Data lines >>
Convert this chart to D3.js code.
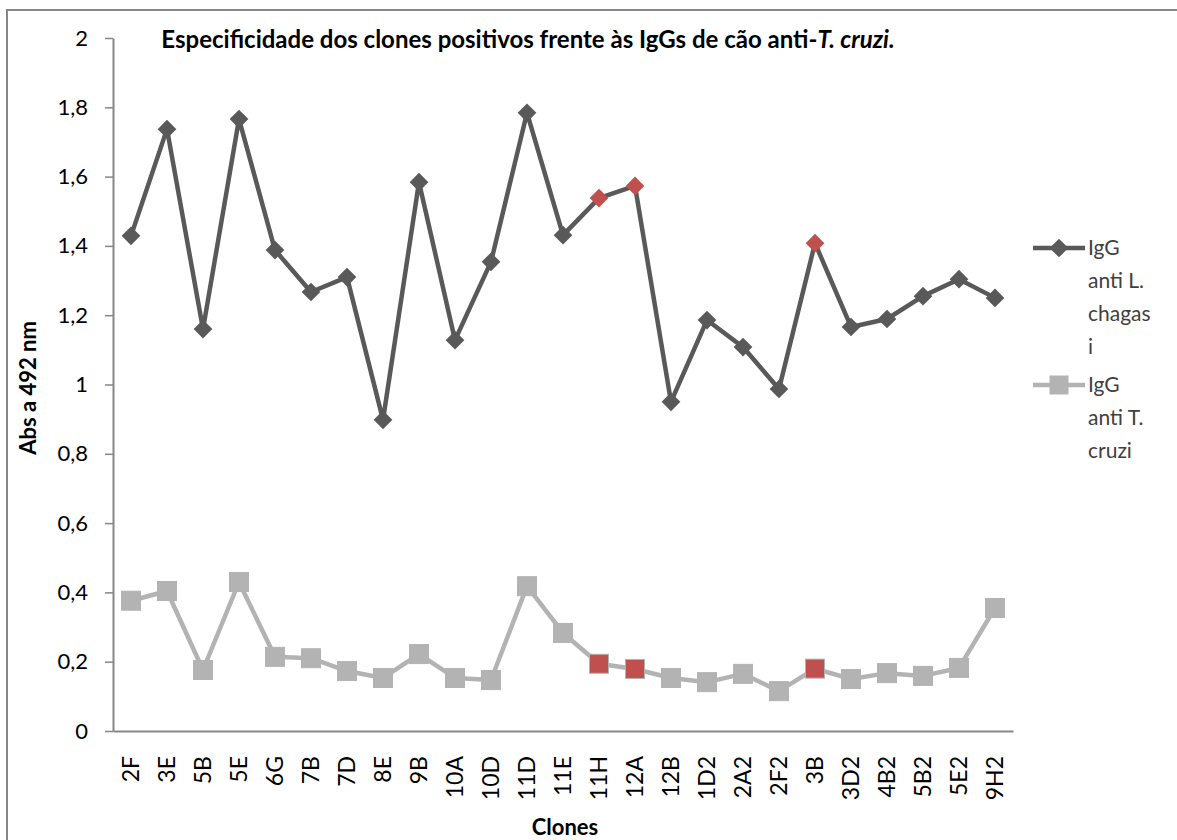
<!DOCTYPE html>
<meta charset="utf-8">
<script src="https://d3js.org/d3.v7.min.js"></script>
<style>
  body { margin: 0; background: #fff; }
  text { font-family: Lato, "Open Sans", sans-serif; }
</style>
<div id="chart"></div>
<script>
  // data
  var clones = ["2F", "3E", "5B", "5E", "6G", "7B", "7D", "8E", "9B", "10A", "10D", "11D", "11E",
    "11H", "12A", "12B", "1D2", "2A2", "2F2", "3B", "3D2", "4B2", "5B2", "5E2", "9H2"];
  var antiLchagasi = [1.429, 1.737, 1.160, 1.766, 1.388, 1.267, 1.310, 0.898, 1.584, 1.128, 1.354, 1.784, 1.431,
    1.538, 1.573, 0.950, 1.186, 1.108, 0.987, 1.408, 1.166, 1.189, 1.255, 1.304, 1.250];
  var antiTcruzi = [0.376, 0.404, 0.176, 0.430, 0.214, 0.210, 0.173, 0.153, 0.222, 0.153, 0.147, 0.418, 0.283,
    0.194, 0.179, 0.153, 0.141, 0.165, 0.115, 0.180, 0.150, 0.167, 0.159, 0.182, 0.355];
  var highlighted = ["11H", "12A", "3B"];
  var yTicks = [0, 0.2, 0.4, 0.6, 0.8, 1, 1.2, 1.4, 1.6, 1.8, 2];
  var legendLabels = [["IgG", "anti L.", "chagas", "i"], ["IgG", "anti T.", "cruzi"]];

  var W = 1177, H = 840;
  var dark = "#595959", light = "#b3b3b3", red = "#c0504d", axisCol = "#868686";

  var svg = d3.select("#chart").append("svg")
    .attr("width", W)
    .attr("height", H);

  // chart frame
  svg.append("rect")
    .attr("x", 7).attr("y", 10)
    .attr("width", W + 20).attr("height", H + 20)
    .attr("fill", "none")
    .attr("stroke", axisCol)
    .attr("stroke-width", 2);

  var x = d3.scaleBand().domain(clones).range([113, 1013]);
  var y = d3.scaleLinear().domain([0, 2]).range([731, 38]);
  var cx = function (d) { return x(d) + x.bandwidth() / 2; };

  // y axis
  var yAxis = svg.append("g")
    .attr("transform", "translate(113,0)")
    .call(d3.axisLeft(y).tickValues(yTicks).tickSize(8).tickSizeOuter(0)
      .tickFormat(function (d) { return String(d).replace(".", ","); }));
  yAxis.select(".domain").attr("stroke", axisCol).attr("stroke-width", 2);
  yAxis.selectAll(".tick line").attr("stroke", axisCol).attr("stroke-width", 1.5);
  yAxis.selectAll(".tick text")
    .attr("x", -25)
    .attr("font-size", "22px")
    .attr("font-family", "Lato, sans-serif")
    .attr("fill", "#000");

  // x axis
  var xAxis = svg.append("g")
    .attr("transform", "translate(0,731)")
    .call(d3.axisBottom(x).tickSize(0).tickSizeOuter(0));
  xAxis.select(".domain").attr("stroke", axisCol).attr("stroke-width", 2);
  xAxis.selectAll(".tick text")
    .attr("transform", "rotate(-90)")
    .attr("text-anchor", "end")
    .attr("x", -25)
    .attr("y", 0)
    .attr("dy", "0.35em")
    .attr("font-size", "23px")
    .attr("font-family", "Lato, sans-serif")
    .attr("fill", "#000");

  // lines
  var line = d3.line()
    .x(function (d) { return cx(d[0]); })
    .y(function (d) { return y(d[1]); });

  svg.append("path")
    .datum(d3.zip(clones, antiTcruzi))
    .attr("d", line)
    .attr("fill", "none")
    .attr("stroke", light)
    .attr("stroke-width", 4.5)
    .attr("stroke-linejoin", "round");

  svg.append("path")
    .datum(d3.zip(clones, antiLchagasi))
    .attr("d", line)
    .attr("fill", "none")
    .attr("stroke", dark)
    .attr("stroke-width", 4.5)
    .attr("stroke-linejoin", "round");

  // square markers
  svg.selectAll("rect.sq")
    .data(d3.zip(clones, antiTcruzi))
    .enter()
    .append("rect")
    .attr("class", "sq")
    .attr("x", function (d) { return cx(d[0]) - 9.5; })
    .attr("y", function (d) { return y(d[1]) - 9.5; })
    .attr("width", 19)
    .attr("height", 19)
    .attr("fill", function (d) { return highlighted.includes(d[0]) ? red : light; })
    .attr("stroke", light)
    .attr("stroke-width", 1);

  // diamond markers
  var diamond = d3.symbol().type(d3.symbolSquare).size(175);
  svg.selectAll("path.dm")
    .data(d3.zip(clones, antiLchagasi))
    .enter()
    .append("path")
    .attr("class", "dm")
    .attr("d", diamond)
    .attr("transform", function (d) { return "translate(" + cx(d[0]) + "," + y(d[1]) + ") rotate(45)"; })
    .attr("fill", function (d) { return highlighted.includes(d[0]) ? red : dark; });

  // title
  var title = svg.append("text")
    .attr("x", 528)
    .attr("y", 48)
    .attr("text-anchor", "middle")
    .attr("font-size", "24px")
    .attr("font-weight", "bold");
  title.append("tspan").text("Especificidade dos clones positivos frente às IgGs de cão anti-");
  title.append("tspan").attr("font-style", "italic").text("T. cruzi.");

  // axis titles
  svg.append("text")
    .attr("transform", "translate(28,388) rotate(-90)")
    .attr("text-anchor", "middle")
    .attr("dy", "0.35em")
    .attr("font-size", "22px")
    .attr("font-weight", "bold")
    .text("Abs a 492 nm");

  svg.append("text")
    .attr("x", 565)
    .attr("y", 835)
    .attr("text-anchor", "middle")
    .attr("font-size", "22px")
    .attr("font-weight", "bold")
    .text("Clones");

  // legend
  var legendY = [248, 385];
  var lg = svg.append("g");
  lg.selectAll("line")
    .data([dark, light])
    .enter()
    .append("line")
    .attr("x1", 1033).attr("x2", 1085)
    .attr("y1", function (d, i) { return legendY[i]; })
    .attr("y2", function (d, i) { return legendY[i]; })
    .attr("stroke", function (d) { return d; })
    .attr("stroke-width", 4.5);
  lg.append("path")
    .attr("d", diamond)
    .attr("transform", "translate(1059," + legendY[0] + ") rotate(45)")
    .attr("fill", dark);
  lg.append("rect")
    .attr("x", 1059 - 9.5).attr("y", legendY[1] - 9.5)
    .attr("width", 19).attr("height", 19)
    .attr("fill", light);
  legendLabels.forEach(function (lines, i) {
    lg.selectAll("text.l" + i)
      .data(lines)
      .enter()
      .append("text")
      .attr("class", "l" + i)
      .attr("x", 1088)
      .attr("y", function (d, j) { return legendY[i] + j * 33; })
      .attr("dy", "0.35em")
      .attr("font-size", "21px")
      .attr("fill", "#404040")
      .text(function (d) { return d; });
  });
</script>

Task brief >>
Write out an exact copy of the listing, first line through the line containing "var cx = function", with the pictures left out.

Solution >>
Convert this chart to D3.js code.
<!DOCTYPE html>
<meta charset="utf-8">
<script src="https://d3js.org/d3.v7.min.js"></script>
<style>
  body { margin: 0; background: #fff; }
  text { font-family: Lato, "Open Sans", sans-serif; }
</style>
<div id="chart"></div>
<script>
  // data
  var clones = ["2F", "3E", "5B", "5E", "6G", "7B", "7D", "8E", "9B", "10A", "10D", "11D", "11E",
    "11H", "12A", "12B", "1D2", "2A2", "2F2", "3B", "3D2", "4B2", "5B2", "5E2", "9H2"];
  var antiLchagasi = [1.429, 1.737, 1.160, 1.766, 1.388, 1.267, 1.310, 0.898, 1.584, 1.128, 1.354, 1.784, 1.431,
    1.538, 1.573, 0.950, 1.186, 1.108, 0.987, 1.408, 1.166, 1.189, 1.255, 1.304, 1.250];
  var antiTcruzi = [0.376, 0.404, 0.176, 0.430, 0.214, 0.210, 0.173, 0.153, 0.222, 0.153, 0.147, 0.418, 0.283,
    0.194, 0.179, 0.153, 0.141, 0.165, 0.115, 0.180, 0.150, 0.167, 0.159, 0.182, 0.355];
  var highlighted = ["11H", "12A", "3B"];
  var yTicks = [0, 0.2, 0.4, 0.6, 0.8, 1, 1.2, 1.4, 1.6, 1.8, 2];
  var legendLabels = [["IgG", "anti L.", "chagas", "i"], ["IgG", "anti T.", "cruzi"]];

  var W = 1177, H = 840;
  var dark = "#595959", light = "#b3b3b3", red = "#c0504d", axisCol = "#868686";

  var svg = d3.select("#chart").append("svg")
    .attr("width", W)
    .attr("height", H);

  // chart frame
  svg.append("rect")
    .attr("x", 7).attr("y", 10)
    .attr("width", W + 20).attr("height", H + 20)
    .attr("fill", "none")
    .attr("stroke", axisCol)
    .attr("stroke-width", 2);

  var x = d3.scaleBand().domain(clones).range([113, 1013]);
  var y = d3.scaleLinear().domain([0, 2]).range([731, 38]);
  var cx = function (d) { return x(d) + x.bandwidth() / 2; };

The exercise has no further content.